At 21 years old, Candy Dungan picked up a longboard for the first time and her world has never been the same. The Golden, Colorado skater started taking the sport of downhill skateboarding seriously and entered her first professional competition in 2016. Quickly, Candy was able to capture the attention and respect of many spectators, sponsors, and athletes in the sport. She took second place in the North American Tour in 2016 and went on to beat all other racers in the first race of the 2017 World Circuit. Building on that momentum, Candy began training for the 2018 World Circuit.

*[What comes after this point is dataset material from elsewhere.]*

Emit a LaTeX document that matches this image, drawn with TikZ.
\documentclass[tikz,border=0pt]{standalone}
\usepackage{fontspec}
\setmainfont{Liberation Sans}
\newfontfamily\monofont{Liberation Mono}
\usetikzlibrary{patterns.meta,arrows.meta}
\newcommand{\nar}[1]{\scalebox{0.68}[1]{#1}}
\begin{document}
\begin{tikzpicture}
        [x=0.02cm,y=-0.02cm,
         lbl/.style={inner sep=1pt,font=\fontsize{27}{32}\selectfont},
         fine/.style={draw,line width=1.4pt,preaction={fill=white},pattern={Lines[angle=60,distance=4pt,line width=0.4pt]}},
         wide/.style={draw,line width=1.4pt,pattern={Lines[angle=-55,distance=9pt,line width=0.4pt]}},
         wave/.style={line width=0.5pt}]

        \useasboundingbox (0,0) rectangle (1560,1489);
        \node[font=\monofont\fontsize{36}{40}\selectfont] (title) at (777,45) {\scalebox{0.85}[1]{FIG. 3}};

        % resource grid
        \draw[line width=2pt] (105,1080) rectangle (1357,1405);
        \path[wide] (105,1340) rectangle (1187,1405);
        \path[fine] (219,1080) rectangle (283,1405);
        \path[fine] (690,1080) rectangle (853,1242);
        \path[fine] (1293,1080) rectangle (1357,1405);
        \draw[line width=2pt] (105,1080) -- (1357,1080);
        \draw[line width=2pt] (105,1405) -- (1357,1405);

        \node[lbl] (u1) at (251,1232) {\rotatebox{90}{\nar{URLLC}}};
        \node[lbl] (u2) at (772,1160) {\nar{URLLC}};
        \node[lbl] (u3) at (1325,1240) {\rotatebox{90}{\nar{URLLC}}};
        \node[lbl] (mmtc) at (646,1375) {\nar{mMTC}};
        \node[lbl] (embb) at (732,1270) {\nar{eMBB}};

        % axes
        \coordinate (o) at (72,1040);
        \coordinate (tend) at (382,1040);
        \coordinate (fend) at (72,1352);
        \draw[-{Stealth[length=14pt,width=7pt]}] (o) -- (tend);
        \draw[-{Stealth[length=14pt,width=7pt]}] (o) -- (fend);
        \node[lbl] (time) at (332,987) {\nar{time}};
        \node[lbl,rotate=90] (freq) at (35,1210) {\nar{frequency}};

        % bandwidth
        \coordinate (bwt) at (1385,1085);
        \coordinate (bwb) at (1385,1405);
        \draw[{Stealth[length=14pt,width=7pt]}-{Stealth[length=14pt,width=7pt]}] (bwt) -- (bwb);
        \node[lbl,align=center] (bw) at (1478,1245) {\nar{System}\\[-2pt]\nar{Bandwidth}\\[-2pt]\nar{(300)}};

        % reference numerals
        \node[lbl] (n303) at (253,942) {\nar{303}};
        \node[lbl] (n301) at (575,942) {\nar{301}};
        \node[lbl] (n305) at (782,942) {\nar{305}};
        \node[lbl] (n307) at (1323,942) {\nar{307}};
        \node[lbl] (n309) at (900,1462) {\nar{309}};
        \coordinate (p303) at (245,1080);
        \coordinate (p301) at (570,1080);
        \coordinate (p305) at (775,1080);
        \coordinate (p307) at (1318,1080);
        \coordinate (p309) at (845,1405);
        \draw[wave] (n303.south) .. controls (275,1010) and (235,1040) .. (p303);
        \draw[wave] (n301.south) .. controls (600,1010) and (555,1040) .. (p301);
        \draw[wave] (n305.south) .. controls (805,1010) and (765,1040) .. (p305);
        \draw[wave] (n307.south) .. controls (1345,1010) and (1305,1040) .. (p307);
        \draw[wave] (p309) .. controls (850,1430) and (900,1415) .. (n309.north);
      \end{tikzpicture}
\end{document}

It was here where everything changed. During a training run in Colorado Springs, Candy crashed into a metal guardrail at 45mph while taking a downhill turn. Despite wearing a spine protector, she suffered a T-11 complete spinal cord injury from the crash and is now paralyzed from the waist down. Candy's doctor mentioned that "she has a three-percent chance of walking again."
Since injury, Candy has lived every day with one goal: to defy the odds.

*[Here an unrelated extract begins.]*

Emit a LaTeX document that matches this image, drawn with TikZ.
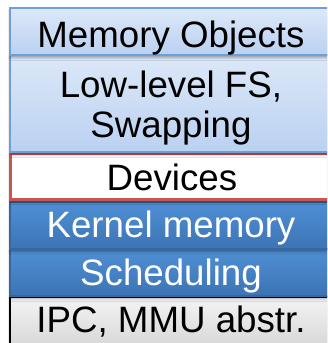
\documentclass[tikz,border=0pt]{standalone}
\usepackage{fontspec}
\setmainfont{Liberation Sans}
\usetikzlibrary{shadows.blur}

\definecolor{paleTop}{HTML}{DCE8F8}
\definecolor{paleBot}{HTML}{BAD1F1}
\definecolor{paleLine}{HTML}{6F9FD8}
\definecolor{deepTop}{HTML}{4F8FD5}
\definecolor{deepBot}{HTML}{3C74B4}
\definecolor{deepLine}{HTML}{3567A0}
\definecolor{greyTop}{HTML}{F4F4F4}
\definecolor{greyBot}{HTML}{D8D8D8}
\definecolor{devLine}{HTML}{C9564F}

\tikzset{
  layer/.style={rectangle, inner sep=0pt, minimum width=340pt,
    blur shadow={shadow xshift=0pt, shadow yshift=-2.5pt,
      shadow blur radius=2.5pt, shadow opacity=35}},
  palelayer/.style={layer, top color=paleTop, bottom color=paleBot,
    draw=paleLine, line width=1.2pt},
  deeplayer/.style={layer, top color=deepTop, bottom color=deepBot,
    draw=deepLine, line width=1.2pt},
  devlayer/.style={layer, fill=white, draw=devLine, line width=3pt},
  greylayer/.style={layer, top color=greyTop, bottom color=greyBot,
    draw=black, line width=1.2pt},
  lbl/.style={anchor=base, inner sep=0pt, font=\fontsize{36.7}{40}\selectfont},
  darklbl/.style={lbl, text=black},
  lightlbl/.style={lbl, text=white},
}

\begin{document}
\begin{tikzpicture}[x=1pt, y=-1pt]
  \useasboundingbox (0,0) rectangle (327,343);
  \clip (0,0) rectangle (327,343);

  % layers, drawn bottom-up so each shadow falls on the layer beneath
  \node[greylayer, minimum height=48pt] (ipc) at (180,321) {};
  \node[deeplayer, minimum height=47pt] (sched) at (180,272.5) {};
  \node[deeplayer, minimum height=47pt] (kmem) at (180,225.5) {};
  \node[devlayer, minimum height=46pt] (dev) at (180,176.5) {};
  \node[palelayer, minimum height=97pt] (lowfs) at (180,103.5) {};
  \node[palelayer, minimum height=47pt] (memobj) at (180,31.5) {};

  % labels
  \node[darklbl] (tmemobj) at (171,47) {Memory Objects};
  \node[darklbl] (tlowfs1) at (171,97) {Low-level FS,};
  \node[darklbl] (tlowfs2) at (171,137) {Swapping};
  \node[darklbl] (tdev) at (172,190) {Devices};
  \node[lightlbl] (tkmem) at (171,237) {Kernel memory};
  \node[lightlbl] (tsched) at (171,285) {Scheduling};
  \node[darklbl] (tipc) at (171,332) {IPC, MMU abstr.};
\end{tikzpicture}
\end{document}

Currently, Candy is embarking on a long recovery process inclusive of physical therapy and multiple acupuncture sessions each week. Recently, she completed an assisted walk with crutches and continues to reclaim pieces of independence each day. So far, she is well on her way to defy the odds and get back on her board. Not that she really ever left her board, that is . . .

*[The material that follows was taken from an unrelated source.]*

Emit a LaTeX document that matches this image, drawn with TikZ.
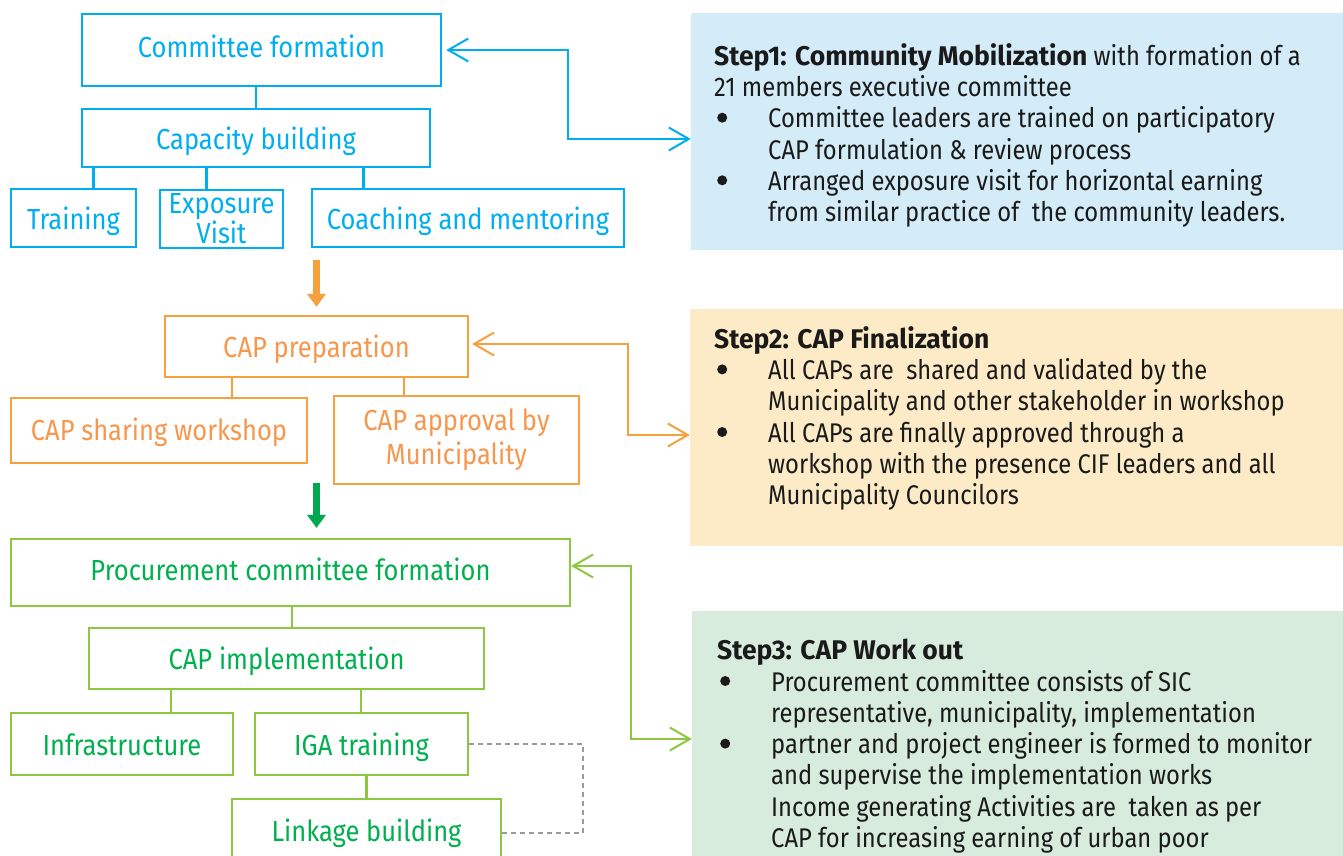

One would think that a complete spinal cord injury is more than enough to prevent someone from “bombing” as Candy would say, massive hills and mountain-side roads on a plank of wood with wheels, but not Candy. Earlier this year, she began practicing adaptive downhill street luge, like downhill skateboarding but from a seated position. She started to make great progress just days after getting familiar with the board. Candy claims to have been able to "by[ass the initial learning curve" of riding the street luge because several "technical aspects" are similar to downhill skateboarding. Her confidence in her adaptive street luge career and overall recovery is growing with every mountain ride she takes on.
Candy Dungan is the true embodiment of a rebel female and Babe Shredder. When asked what Babe Shredder meant to her, Candy stated, “It’s about female empowerment and increasing the representation women receive in action sports and the media in general.” Candy appreciates the low-pressure environment Babe Shredder creates where “women can come together to celebrate one another in their different board sport disciplines.” Her advice for younger women who are interested in joining the world of board sports and the Babe Shredder movement? “Take advantage of everything that comes your way. Stay strong. Don’t let anybody stop you.” Speaking true to her own words, Candy plans to support efforts in making adaptive street luge an official division of street luge competitions. Currently, adaptive street luge is not accepted by luge competition officials. Babe Shredder and all board sport industries are lucky to have Candy Dungan as a leader and advocate.